*Data provided*.
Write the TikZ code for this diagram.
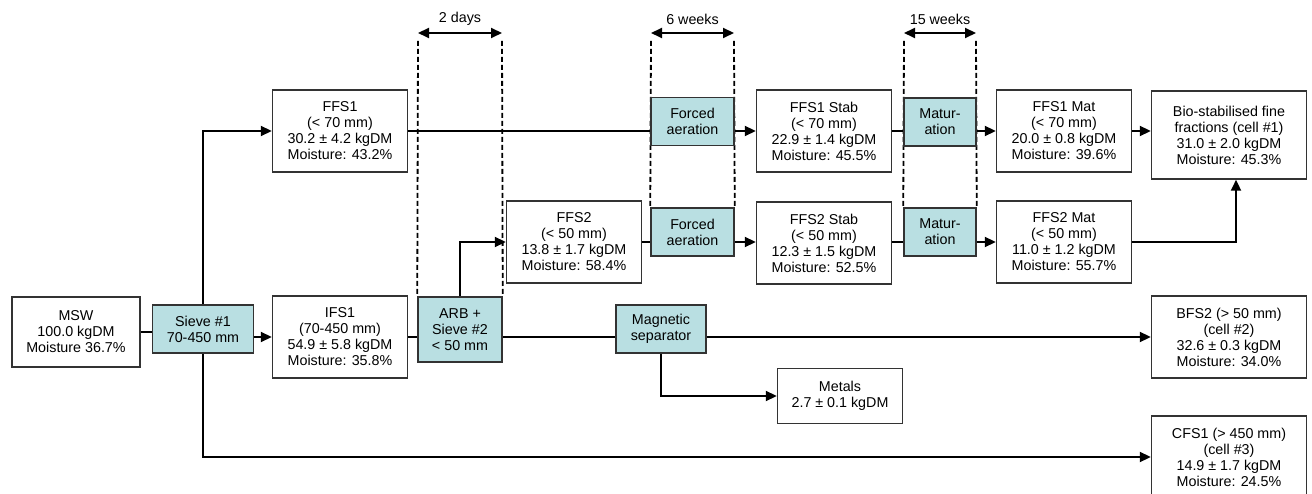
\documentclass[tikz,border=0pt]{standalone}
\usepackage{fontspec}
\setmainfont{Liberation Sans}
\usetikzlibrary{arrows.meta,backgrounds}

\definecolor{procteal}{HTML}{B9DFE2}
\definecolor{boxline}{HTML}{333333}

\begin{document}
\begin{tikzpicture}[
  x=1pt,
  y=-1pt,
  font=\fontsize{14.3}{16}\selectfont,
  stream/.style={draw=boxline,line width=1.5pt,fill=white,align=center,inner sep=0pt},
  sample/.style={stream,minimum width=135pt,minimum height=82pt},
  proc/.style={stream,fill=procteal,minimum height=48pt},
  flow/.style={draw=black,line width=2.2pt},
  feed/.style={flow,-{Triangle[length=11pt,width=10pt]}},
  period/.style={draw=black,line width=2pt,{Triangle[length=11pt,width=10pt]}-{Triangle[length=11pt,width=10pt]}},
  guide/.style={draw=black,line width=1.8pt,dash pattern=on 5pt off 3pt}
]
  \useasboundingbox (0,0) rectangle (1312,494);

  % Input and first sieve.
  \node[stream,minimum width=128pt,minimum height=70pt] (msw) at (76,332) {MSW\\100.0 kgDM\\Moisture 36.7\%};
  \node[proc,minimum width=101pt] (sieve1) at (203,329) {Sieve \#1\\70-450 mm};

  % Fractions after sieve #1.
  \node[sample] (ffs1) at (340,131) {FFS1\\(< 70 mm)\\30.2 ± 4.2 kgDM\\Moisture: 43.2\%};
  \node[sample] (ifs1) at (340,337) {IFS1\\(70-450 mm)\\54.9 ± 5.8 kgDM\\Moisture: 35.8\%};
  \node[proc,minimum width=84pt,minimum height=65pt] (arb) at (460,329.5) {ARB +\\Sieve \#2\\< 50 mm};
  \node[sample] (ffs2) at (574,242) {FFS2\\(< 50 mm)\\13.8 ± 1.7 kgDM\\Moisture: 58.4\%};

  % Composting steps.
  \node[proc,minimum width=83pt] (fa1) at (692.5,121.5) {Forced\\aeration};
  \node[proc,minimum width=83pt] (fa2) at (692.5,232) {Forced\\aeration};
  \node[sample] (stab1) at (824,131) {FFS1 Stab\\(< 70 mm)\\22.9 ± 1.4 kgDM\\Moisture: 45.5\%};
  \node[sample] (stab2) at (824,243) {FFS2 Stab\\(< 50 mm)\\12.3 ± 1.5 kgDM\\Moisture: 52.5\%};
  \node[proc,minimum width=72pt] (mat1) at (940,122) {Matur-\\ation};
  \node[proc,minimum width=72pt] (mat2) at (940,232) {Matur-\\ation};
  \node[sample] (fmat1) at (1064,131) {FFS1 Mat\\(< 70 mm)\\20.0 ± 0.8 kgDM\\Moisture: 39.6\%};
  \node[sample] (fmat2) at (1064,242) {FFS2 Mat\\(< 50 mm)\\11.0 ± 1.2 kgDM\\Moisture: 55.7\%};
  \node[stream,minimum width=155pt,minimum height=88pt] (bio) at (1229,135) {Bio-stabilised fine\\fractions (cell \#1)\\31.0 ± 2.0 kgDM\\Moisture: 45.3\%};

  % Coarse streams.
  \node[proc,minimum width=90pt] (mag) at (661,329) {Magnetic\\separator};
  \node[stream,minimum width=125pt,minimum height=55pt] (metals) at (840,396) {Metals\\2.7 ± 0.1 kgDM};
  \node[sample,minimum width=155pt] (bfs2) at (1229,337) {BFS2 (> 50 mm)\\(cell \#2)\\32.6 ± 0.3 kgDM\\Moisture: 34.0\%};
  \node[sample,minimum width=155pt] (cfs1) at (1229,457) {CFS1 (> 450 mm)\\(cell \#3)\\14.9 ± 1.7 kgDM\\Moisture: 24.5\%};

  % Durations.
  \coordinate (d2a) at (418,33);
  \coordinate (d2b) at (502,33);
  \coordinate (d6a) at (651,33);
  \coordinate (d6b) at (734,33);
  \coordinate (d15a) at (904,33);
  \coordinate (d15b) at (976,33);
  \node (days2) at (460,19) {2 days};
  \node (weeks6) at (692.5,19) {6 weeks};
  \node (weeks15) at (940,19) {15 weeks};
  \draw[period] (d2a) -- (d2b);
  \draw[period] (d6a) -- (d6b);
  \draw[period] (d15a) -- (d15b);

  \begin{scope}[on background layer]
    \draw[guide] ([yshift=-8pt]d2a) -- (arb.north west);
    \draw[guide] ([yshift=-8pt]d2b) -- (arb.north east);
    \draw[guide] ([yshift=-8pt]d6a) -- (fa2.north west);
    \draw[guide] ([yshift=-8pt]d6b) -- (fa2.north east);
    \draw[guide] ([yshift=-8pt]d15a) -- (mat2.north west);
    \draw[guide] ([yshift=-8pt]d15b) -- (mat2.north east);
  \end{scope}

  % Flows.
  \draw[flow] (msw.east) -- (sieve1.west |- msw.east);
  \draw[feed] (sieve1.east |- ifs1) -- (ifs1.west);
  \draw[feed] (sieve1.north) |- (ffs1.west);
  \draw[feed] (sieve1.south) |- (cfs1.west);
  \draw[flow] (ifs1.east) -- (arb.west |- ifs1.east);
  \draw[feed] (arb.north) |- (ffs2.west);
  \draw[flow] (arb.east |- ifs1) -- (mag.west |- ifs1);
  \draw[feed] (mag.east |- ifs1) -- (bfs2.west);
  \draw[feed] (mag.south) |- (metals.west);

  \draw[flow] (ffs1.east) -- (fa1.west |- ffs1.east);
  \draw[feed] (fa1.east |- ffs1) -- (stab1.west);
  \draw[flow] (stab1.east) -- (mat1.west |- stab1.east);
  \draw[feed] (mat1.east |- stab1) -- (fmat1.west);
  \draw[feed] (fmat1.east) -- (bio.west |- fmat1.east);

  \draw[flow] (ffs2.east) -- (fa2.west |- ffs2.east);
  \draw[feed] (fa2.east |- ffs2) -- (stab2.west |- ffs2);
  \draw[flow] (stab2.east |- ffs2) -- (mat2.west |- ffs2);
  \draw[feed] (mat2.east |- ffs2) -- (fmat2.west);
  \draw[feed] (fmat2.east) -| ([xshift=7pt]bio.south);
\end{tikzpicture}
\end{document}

*Requirements*. Copy nothing but the lines from the first one in the listing through the line with "(ffs2) at (574,242)", and omit the pictures.

*Solution for this task*.
Write the TikZ code for this diagram.
\documentclass[tikz,border=0pt]{standalone}
\usepackage{fontspec}
\setmainfont{Liberation Sans}
\usetikzlibrary{arrows.meta,backgrounds}

\definecolor{procteal}{HTML}{B9DFE2}
\definecolor{boxline}{HTML}{333333}

\begin{document}
\begin{tikzpicture}[
  x=1pt,
  y=-1pt,
  font=\fontsize{14.3}{16}\selectfont,
  stream/.style={draw=boxline,line width=1.5pt,fill=white,align=center,inner sep=0pt},
  sample/.style={stream,minimum width=135pt,minimum height=82pt},
  proc/.style={stream,fill=procteal,minimum height=48pt},
  flow/.style={draw=black,line width=2.2pt},
  feed/.style={flow,-{Triangle[length=11pt,width=10pt]}},
  period/.style={draw=black,line width=2pt,{Triangle[length=11pt,width=10pt]}-{Triangle[length=11pt,width=10pt]}},
  guide/.style={draw=black,line width=1.8pt,dash pattern=on 5pt off 3pt}
]
  \useasboundingbox (0,0) rectangle (1312,494);

  % Input and first sieve.
  \node[stream,minimum width=128pt,minimum height=70pt] (msw) at (76,332) {MSW\\100.0 kgDM\\Moisture 36.7\%};
  \node[proc,minimum width=101pt] (sieve1) at (203,329) {Sieve \#1\\70-450 mm};

  % Fractions after sieve #1.
  \node[sample] (ffs1) at (340,131) {FFS1\\(< 70 mm)\\30.2 ± 4.2 kgDM\\Moisture: 43.2\%};
  \node[sample] (ifs1) at (340,337) {IFS1\\(70-450 mm)\\54.9 ± 5.8 kgDM\\Moisture: 35.8\%};
  \node[proc,minimum width=84pt,minimum height=65pt] (arb) at (460,329.5) {ARB +\\Sieve \#2\\< 50 mm};
  \node[sample] (ffs2) at (574,242) {FFS2\\(< 50 mm)\\13.8 ± 1.7 kgDM\\Moisture: 58.4\%};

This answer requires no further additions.